Monday, March 05, 2007

STEM cells

By coincidence, just as I was spending a lot of time in the past week being a Role Model and advisor for groups of graduate and undergraduate women in science, I also saw the movie "The Gender Chip". If you haven't seen it, it's a movie, available on DVD, that follows the undergraduate careers of a small group of young women at Ohio State University as they work their way through science, technology, engineering, and math (STEM) majors.

An aspect of the movie that rang very true was the clear depiction of the dedication and energy of the women, even while plagued with some doubts about what their futures will be like.

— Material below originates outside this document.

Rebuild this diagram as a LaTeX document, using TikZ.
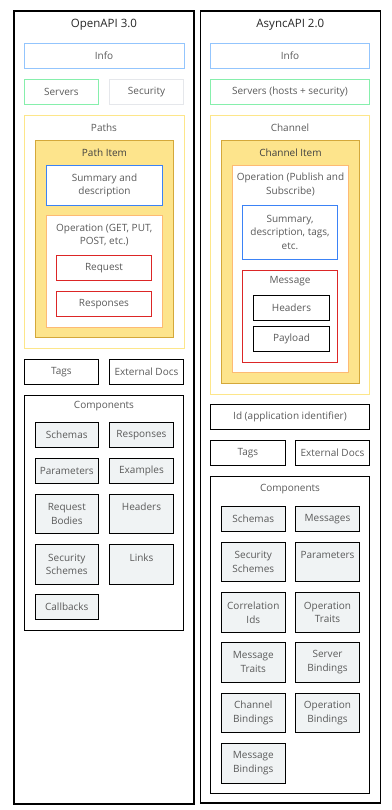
\documentclass[tikz,border=0pt]{standalone}
\usepackage{fontspec}
\setmainfont{Open Sans}
\usepackage{tikz}
\usetikzlibrary{positioning}

\definecolor{txtgray}{HTML}{5A5A5A}
\definecolor{infoblue}{HTML}{93C5FD}
\definecolor{sumblue}{HTML}{3B82F6}
\definecolor{srvgreen}{HTML}{86EFAC}
\definecolor{secgray}{HTML}{E5E7EB}
\definecolor{pathyellow}{HTML}{FDE68A}
\definecolor{itemfill}{HTML}{FDE48C}
\definecolor{itemgold}{HTML}{D4A83A}
\definecolor{oporange}{HTML}{FDBA74}
\definecolor{reqred}{HTML}{DC2626}
\definecolor{compfill}{HTML}{F0F3F4}

\begin{document}
\begin{tikzpicture}[x=1pt, y=-1pt,
    box/.style={rectangle, draw, line width=0.9pt, font=\fontsize{10}{13.5}\selectfont, text=txtgray, align=center, minimum height=25pt, inner sep=2pt},
    ttl/.style={font=\fontsize{10}{13.5}\selectfont, text=txtgray, align=center, inner sep=1pt},
    comp/.style={box, draw=black, fill=compfill}]
      \useasboundingbox (0,0) rectangle (391,810);

      % OpenAPI column
      \node[rectangle, draw, line width=1.1pt, minimum width=180pt, minimum height=793pt] (oa) at (104,407.5) {};
      \node[font=\fontsize{11.5}{13}\selectfont, text=black!85] (oatitle) at (104,25) {OpenAPI 3.0};

      \node[box, draw=infoblue, minimum width=160pt] (oainfo) at (104,55.7) {Info};
      \node[box, draw=srvgreen, minimum width=74.5pt] (oasrv) at (61.4,91.8) {Servers};
      \node[box, draw=secgray, minimum width=74.5pt] (oasec) at (146.5,91.8) {Security};

      % Paths
      \node[rectangle, draw=pathyellow, line width=0.9pt, minimum width=160pt, minimum height=233pt] (paths) at (104,231.8) {};
      \node[ttl] (pathslbl) at (104,127.3) {Paths};
      \node[rectangle, draw=itemgold, fill=itemfill, line width=0.9pt, minimum width=138.4pt, minimum height=196.7pt] (pitem) at (104.5,238.7) {};
      \node[ttl, text=black!75] (pitemlbl) at (104.5,152.3) {Path Item};
      \node[box, draw=sumblue, fill=white, minimum width=116.4pt, minimum height=40pt] (oasum) at (104.5,185.3) {Summary and\\description};
      \node[rectangle, draw=oporange, fill=white, line width=0.9pt, minimum width=116pt, minimum height=112pt] (oaop) at (104.3,271) {};
      \node[ttl] (oaoplbl) at (104.3,235) {Operation (GET, PUT,\\POST, etc.)};
      \node[box, draw=reqred, minimum width=95.4pt] (req) at (104,267.8) {Request};
      \node[box, draw=reqred, minimum width=95.4pt] (resp) at (104,303.8) {Responses};

      % Tags and docs
      \node[box, draw=black, minimum width=74.5pt] (oatags) at (61.4,371.8) {Tags};
      \node[box, draw=black, minimum width=74.5pt] (oadocs) at (146.5,371.8) {External Docs};

      % Components
      \node[rectangle, draw, line width=0.9pt, minimum width=159.4pt, minimum height=235pt] (oacomp) at (104,512.8) {};
      \node[ttl] (oacomplbl) at (104,405.7) {Components};
      \node[comp, minimum width=63pt] (oaschemas) at (66.8,434.8) {Schemas};
      \node[comp, minimum width=64.4pt] (oaresp) at (141.5,434.8) {Responses};
      \node[comp, minimum width=63pt] (oaparams) at (66.8,470.8) {Parameters};
      \node[comp, minimum width=64.4pt] (oaex) at (141.5,470.8) {Examples};
      \node[comp, minimum width=63pt, minimum height=39pt] (oabodies) at (66.8,513.8) {Request\\Bodies};
      \node[comp, minimum width=64.4pt, minimum height=39pt] (oahead) at (141.5,513.8) {Headers\\~};
      \node[comp, minimum width=63pt, minimum height=39.7pt] (oasecsch) at (66.8,564.2) {Security\\Schemes};
      \node[comp, minimum width=64.4pt, minimum height=39.7pt] (oalinks) at (141.5,564.2) {Links\\~};
      \node[comp, minimum width=63pt] (oacb) at (66.8,606.8) {Callbacks};

      % AsyncAPI column
      \node[rectangle, draw, line width=1.1pt, minimum width=180pt, minimum height=792pt] (aa) at (290.3,407) {};
      \node[font=\fontsize{11.5}{13}\selectfont, text=black!85] (aatitle) at (290.3,25) {AsyncAPI 2.0};

      \node[box, draw=infoblue, minimum width=159.4pt] (aainfo) at (290,55.7) {Info};
      \node[box, draw=srvgreen, minimum width=159.4pt] (aasrv) at (290,91.8) {Servers (hosts + security)};

      % Channel
      \node[rectangle, draw=pathyellow, line width=0.9pt, minimum width=159.4pt, minimum height=279pt] (chan) at (290,254.8) {};
      \node[ttl] (chanlbl) at (290,127.3) {Channel};
      \node[rectangle, draw=itemgold, fill=itemfill, line width=0.9pt, minimum width=138.4pt, minimum height=243pt] (citem) at (290.5,261.8) {};
      \node[ttl, text=black!75] (citemlbl) at (290.5,152.3) {Channel Item};
      \node[rectangle, draw=oporange, fill=white, line width=0.9pt, minimum width=116.4pt, minimum height=207.3pt] (aaop) at (290.5,268.7) {};
      \node[ttl] (aaoplbl) at (290.5,184.3) {Operation (Publish and\\Subscribe)};
      \node[box, draw=sumblue, minimum width=95.4pt, minimum height=54pt] (aasum) at (290,232.3) {Summary,\\description, tags,\\etc.};
      \node[rectangle, draw=reqred, line width=0.9pt, minimum width=95.4pt, minimum height=92.4pt] (msg) at (290,316.5) {};
      \node[ttl] (msglbl) at (290,281.3) {Message};
      \node[box, draw=black, minimum width=76.4pt] (hdrs) at (291.5,307.8) {Headers};
      \node[box, draw=black, minimum width=76.4pt] (payload) at (291.5,338.8) {Payload};

      % Id, tags and docs
      \node[box, draw=black, minimum width=159.4pt] (aaid) at (290,416.8) {Id (application identifier)};
      \node[box, draw=black, minimum width=75pt, minimum height=24.6pt] (aatags) at (247.8,453) {Tags};
      \node[box, draw=black, minimum width=74.4pt, minimum height=24.6pt] (aadocs) at (332.5,453) {External Docs};

      % Components
      \node[rectangle, draw, line width=0.9pt, minimum width=159.4pt, minimum height=317pt] (aacomp) at (290,634.8) {};
      \node[ttl] (aacomplbl) at (290,489) {Components};
      \node[comp, minimum width=64pt, minimum height=24.6pt] (aaschemas) at (253.3,519) {Schemas};
      \node[comp, minimum width=64.4pt, minimum height=24.6pt] (aamsgs) at (327.5,519) {Messages};
      \node[comp, minimum width=64pt, minimum height=39pt] (aasecsch) at (253.3,561.8) {Security\\Schemes};
      \node[comp, minimum width=64.4pt, minimum height=39pt] (aaparams) at (327.5,561.8) {Parameters\\~};
      \node[comp, minimum width=64pt, minimum height=39.6pt] (corrid) at (253.3,612.5) {Correlation\\Ids};
      \node[comp, minimum width=64.4pt, minimum height=39.6pt] (optraits) at (327.5,612.5) {Operation\\Traits};
      \node[comp, minimum width=64pt, minimum height=39.6pt] (msgtraits) at (253.3,662.2) {Message\\Traits};
      \node[comp, minimum width=64.4pt, minimum height=39.6pt] (srvbind) at (327.5,662.2) {Server\\Bindings};
      \node[comp, minimum width=64pt, minimum height=39pt] (chanbind) at (253.3,712.8) {Channel\\Bindings};
      \node[comp, minimum width=64.4pt, minimum height=39pt] (opbind) at (327.5,712.8) {Operation\\Bindings};
      \node[comp, minimum width=64pt, minimum height=40pt] (msgbind) at (253.3,763.3) {Message\\Bindings};
\end{tikzpicture}
\end{document}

Such doubts are normal for most undergraduates, but for these and many women, the doubts focus on whether their careers will stop completely when they have kids, perhaps just a few years after they get started with the careers they have worked so hard to achieve.

Another 'true' part of the movie is the contention that young women today won't put up with being treated as less able than men in an academic setting. I saw this in action last week when I met with a group of young women (undergraduate and graduate students) who made it very clear that they know how good they are. They know that they are smart, dedicated, and hard-working, and that this should lead to many opportunities. Most of their stories about being treated as having inferior abilities or intellects compared to men came from their experiences with jobs and internships, not from academia. If there is a bright side to that, it's that these women are gaining a lot of self-confidence from their academic experiences.

I saw the Gender Chip movie before I looked at the movie/project's webpage, and was surprised to see that it is being promoted as a tool for encouraging, inspiring, or recruiting young women to pursue careers in STEM. I'd be interested to see how successful it is at that goal. I liked the movie overall, but I didn't get a very good sense for "What is it like to be a young woman training in college for a career in the high stakes professions of science, math, engineering and technology?" or "When gender collides with our cultural assumptions about who can flourish in these fields, how are young women changing the real and practical terms of engagement?" [quotes from Gender Chip website].

I suppose it helps for pre-college girls to see 'real' women doing well and being passionate about science, engineering, math. One of my favorite parts of the movie was when one of the young women talks emphatically about how much she loves concrete, steel, and asphalt.

2 comments:

Anonymous said...

I saw that movie during a Graduate Women In Scicence (GWIS) meeting - from my perspective, it was a little cheesy and I felt the narrator/woman who made the movie was very sad and looked beaten down. As a young woman pursuing a graduate career in the sciences, it wasn't that big of a motivator for me. People like you are.

I too liked the woman who professed her love for concrete.

Ms.PhD said...

I've never heard of it. Sounds interesting.

Since I'm always ranting that there should be more media attention for scientists- rather than athletes and hollywood- this is probably a good thing. But now I'm really curious to get a feeling for the tone of the overall message, whether I would have found it encouraging if I had seen it years ago, or just the opposite.